IDefense had tracked RBN's migration earlier in the week from servers based in Russia to ones running in China. On Tuesday, RBN's Russian servers went dark as the group relinquished control of its assigned IP addresses, effectively severing its connection to the Internet. By Wednesday, however, RBN had relocated to China and Taiwan after obtaining at least seven net blocks of Chinese IP addresses, said iDefense. According to the Sterling, Va.-based security intelligence firm, as of Wednesday, RBN controlled 5,120 IP addresses assigned to Chinese service providers; known RBN clients were even seen using those addresses that day.

But with its China move putting media and security community spotlights on the organization, RBN suddenly went offline on Thursday, said the analyst. "They severed connections to six of the seven net blocks on November 8," the analyst said.

The analyst speculated that while RBN's operators might dismiss the unflattering stories as attacks meant to discredit Russia and its president, Vladimir Putin, the attention was definitely unwelcome. "If their clients are afraid to use them," said the analyst, "it becomes a real issue of finances for RBN."

Security professionals have long alleged that RBN's clients are almost exclusively spammers, hackers, identity thieves, money mule operators, child pornographers and other criminals who have used its network to host malicious Web sites packed with malware or as the launching pad for spam campaigns and denial-of-service attacks. "These people don't like attention," said the analyst.

RBN has tried to deflect that attention before.
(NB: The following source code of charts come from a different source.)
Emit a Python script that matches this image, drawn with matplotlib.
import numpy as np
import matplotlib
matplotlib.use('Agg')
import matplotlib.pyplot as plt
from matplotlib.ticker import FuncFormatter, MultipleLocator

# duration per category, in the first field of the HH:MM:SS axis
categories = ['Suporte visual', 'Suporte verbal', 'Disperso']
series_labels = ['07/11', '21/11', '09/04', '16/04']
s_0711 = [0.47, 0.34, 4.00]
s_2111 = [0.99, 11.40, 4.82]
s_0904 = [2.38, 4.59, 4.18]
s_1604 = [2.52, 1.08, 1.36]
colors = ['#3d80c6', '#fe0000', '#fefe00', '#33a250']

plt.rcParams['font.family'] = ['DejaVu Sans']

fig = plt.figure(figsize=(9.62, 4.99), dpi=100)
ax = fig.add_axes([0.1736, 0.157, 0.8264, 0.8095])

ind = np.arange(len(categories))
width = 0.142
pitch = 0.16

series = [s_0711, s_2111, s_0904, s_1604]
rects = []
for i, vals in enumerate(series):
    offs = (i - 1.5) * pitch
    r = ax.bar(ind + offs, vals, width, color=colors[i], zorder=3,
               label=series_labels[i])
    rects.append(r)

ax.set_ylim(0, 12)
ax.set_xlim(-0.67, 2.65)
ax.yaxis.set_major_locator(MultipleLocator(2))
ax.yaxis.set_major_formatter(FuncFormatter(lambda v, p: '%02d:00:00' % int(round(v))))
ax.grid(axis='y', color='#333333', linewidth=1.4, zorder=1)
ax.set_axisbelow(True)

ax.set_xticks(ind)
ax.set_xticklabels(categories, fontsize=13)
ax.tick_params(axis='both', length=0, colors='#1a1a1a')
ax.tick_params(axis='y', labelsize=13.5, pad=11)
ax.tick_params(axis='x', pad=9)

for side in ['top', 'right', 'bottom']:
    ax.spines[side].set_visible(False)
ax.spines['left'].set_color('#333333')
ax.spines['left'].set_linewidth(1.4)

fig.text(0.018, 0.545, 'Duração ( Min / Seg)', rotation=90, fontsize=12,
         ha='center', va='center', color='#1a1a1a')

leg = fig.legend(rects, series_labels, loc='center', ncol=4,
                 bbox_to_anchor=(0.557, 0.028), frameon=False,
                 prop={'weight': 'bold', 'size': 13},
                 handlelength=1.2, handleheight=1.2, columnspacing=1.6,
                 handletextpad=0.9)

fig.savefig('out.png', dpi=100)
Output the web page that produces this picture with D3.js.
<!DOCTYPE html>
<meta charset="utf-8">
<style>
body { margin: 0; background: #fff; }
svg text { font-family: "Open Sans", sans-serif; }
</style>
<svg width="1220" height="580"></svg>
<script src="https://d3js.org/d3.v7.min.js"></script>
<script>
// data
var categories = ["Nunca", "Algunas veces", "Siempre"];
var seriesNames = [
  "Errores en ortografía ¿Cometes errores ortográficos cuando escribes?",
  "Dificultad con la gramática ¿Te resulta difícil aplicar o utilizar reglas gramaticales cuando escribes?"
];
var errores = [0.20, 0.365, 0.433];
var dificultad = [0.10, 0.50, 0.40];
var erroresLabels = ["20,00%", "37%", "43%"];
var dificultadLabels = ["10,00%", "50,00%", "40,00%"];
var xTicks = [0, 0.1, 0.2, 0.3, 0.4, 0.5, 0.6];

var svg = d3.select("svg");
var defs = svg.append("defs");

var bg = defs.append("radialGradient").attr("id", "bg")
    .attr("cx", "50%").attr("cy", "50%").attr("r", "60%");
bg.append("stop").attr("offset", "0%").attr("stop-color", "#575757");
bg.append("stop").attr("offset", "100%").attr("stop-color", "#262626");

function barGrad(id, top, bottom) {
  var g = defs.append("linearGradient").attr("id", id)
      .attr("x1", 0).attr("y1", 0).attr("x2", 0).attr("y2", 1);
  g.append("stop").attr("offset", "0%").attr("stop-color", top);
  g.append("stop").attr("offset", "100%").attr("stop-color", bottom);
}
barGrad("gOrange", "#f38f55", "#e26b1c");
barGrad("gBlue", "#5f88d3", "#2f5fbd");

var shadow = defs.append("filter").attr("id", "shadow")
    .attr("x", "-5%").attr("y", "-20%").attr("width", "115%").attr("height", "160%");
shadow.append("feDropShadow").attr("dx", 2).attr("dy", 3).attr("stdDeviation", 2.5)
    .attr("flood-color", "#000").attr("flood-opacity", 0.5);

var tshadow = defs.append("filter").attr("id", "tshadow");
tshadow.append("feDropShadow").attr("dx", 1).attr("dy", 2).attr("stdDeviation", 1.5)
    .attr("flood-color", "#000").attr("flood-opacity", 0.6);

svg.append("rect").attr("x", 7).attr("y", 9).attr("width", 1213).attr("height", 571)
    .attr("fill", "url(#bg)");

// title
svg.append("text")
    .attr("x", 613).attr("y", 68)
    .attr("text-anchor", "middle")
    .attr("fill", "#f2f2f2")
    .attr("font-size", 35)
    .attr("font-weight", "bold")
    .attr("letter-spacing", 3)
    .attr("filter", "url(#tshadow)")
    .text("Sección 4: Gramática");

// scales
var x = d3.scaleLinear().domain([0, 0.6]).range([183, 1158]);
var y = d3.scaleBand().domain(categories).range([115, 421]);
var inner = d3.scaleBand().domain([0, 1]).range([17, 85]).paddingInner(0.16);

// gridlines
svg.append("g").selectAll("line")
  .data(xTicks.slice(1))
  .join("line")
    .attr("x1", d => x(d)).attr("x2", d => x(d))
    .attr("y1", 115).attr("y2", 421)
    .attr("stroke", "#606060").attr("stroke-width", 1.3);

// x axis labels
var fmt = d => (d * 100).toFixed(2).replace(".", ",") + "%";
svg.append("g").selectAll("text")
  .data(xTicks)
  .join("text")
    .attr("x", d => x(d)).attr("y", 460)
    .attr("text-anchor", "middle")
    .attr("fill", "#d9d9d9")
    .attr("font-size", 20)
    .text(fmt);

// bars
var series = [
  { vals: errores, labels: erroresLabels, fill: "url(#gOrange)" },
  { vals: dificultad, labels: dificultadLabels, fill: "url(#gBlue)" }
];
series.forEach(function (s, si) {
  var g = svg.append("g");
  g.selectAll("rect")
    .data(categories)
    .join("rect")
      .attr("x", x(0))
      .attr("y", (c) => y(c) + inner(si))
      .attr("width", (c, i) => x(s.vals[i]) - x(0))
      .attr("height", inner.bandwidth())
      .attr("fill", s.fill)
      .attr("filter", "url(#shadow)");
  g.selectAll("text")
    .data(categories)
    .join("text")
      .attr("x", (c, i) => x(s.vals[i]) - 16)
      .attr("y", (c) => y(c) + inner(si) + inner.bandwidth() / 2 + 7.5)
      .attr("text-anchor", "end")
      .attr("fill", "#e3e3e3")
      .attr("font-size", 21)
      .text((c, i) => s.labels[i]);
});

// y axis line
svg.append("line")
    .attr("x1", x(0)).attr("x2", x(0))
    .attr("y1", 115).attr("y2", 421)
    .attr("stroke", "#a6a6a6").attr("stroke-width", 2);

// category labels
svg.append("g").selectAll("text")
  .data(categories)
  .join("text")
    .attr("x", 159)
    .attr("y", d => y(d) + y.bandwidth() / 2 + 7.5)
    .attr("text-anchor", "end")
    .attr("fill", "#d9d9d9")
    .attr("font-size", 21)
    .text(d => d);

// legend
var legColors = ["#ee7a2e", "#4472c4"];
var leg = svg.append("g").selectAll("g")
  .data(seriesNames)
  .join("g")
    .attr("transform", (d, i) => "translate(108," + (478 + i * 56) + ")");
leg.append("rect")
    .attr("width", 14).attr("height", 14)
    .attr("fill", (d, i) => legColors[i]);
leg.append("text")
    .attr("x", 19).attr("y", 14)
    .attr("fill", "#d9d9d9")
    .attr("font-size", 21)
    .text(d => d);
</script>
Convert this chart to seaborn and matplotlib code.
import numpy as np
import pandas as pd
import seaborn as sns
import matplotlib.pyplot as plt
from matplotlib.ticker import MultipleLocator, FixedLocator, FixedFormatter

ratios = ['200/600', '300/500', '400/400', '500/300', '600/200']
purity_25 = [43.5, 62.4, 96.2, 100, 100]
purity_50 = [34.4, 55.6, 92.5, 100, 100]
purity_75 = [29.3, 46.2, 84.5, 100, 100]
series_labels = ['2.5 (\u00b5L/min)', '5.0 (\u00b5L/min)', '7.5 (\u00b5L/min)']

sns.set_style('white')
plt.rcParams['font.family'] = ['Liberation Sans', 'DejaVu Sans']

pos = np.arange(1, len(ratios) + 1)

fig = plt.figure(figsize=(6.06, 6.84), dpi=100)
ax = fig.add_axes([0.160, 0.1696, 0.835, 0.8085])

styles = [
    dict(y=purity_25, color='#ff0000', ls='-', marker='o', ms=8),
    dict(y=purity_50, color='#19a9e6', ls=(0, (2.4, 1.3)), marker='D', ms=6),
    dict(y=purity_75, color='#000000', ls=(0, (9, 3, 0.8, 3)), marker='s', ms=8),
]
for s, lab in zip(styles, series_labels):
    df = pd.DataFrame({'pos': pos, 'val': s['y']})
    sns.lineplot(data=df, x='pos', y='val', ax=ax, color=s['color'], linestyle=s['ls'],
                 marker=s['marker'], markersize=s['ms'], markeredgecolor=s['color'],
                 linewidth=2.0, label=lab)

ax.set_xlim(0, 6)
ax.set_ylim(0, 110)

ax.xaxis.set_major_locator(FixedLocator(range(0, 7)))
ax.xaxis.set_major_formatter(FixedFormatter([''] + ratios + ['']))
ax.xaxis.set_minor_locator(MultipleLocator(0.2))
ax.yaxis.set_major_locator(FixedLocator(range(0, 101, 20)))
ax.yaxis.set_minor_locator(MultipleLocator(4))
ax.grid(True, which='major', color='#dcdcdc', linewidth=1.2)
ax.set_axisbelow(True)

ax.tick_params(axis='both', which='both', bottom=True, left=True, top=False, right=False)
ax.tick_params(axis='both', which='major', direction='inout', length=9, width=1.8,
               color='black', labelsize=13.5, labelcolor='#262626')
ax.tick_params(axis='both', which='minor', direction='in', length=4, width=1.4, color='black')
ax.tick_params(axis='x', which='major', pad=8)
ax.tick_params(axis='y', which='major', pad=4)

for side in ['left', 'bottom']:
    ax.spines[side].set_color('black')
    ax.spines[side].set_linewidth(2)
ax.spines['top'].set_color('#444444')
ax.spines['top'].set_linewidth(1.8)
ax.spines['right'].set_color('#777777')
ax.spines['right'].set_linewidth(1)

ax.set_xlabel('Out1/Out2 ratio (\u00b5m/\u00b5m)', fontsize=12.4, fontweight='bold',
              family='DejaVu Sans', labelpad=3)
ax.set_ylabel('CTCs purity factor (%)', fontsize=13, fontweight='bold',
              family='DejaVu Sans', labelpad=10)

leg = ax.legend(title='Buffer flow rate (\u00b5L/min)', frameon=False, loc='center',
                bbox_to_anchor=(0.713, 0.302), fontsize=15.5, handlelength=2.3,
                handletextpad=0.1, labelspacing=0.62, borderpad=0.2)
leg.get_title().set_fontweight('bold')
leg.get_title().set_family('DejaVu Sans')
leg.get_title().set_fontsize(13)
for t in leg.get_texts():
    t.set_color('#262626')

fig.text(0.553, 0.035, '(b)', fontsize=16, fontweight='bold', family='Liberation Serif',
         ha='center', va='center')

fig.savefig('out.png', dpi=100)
In mid-October, the group spoke with a Western news organization for the first time when it told Wired that it was a legitimate business and that it was considering suing The Spamhaus Project, an well-known antispam organization, for blacklisting its IP addresses. Two days later, CNews Russia ran a story within the country that claimed the RBN allegations were fabrications meant to smear Putin.

Where RBN has gone or whether it will resurface is, however, a mystery for now. ""Where will they go next, assuming they want to reproduce the same model somewhere else? I don't know," said the iDefense analyst.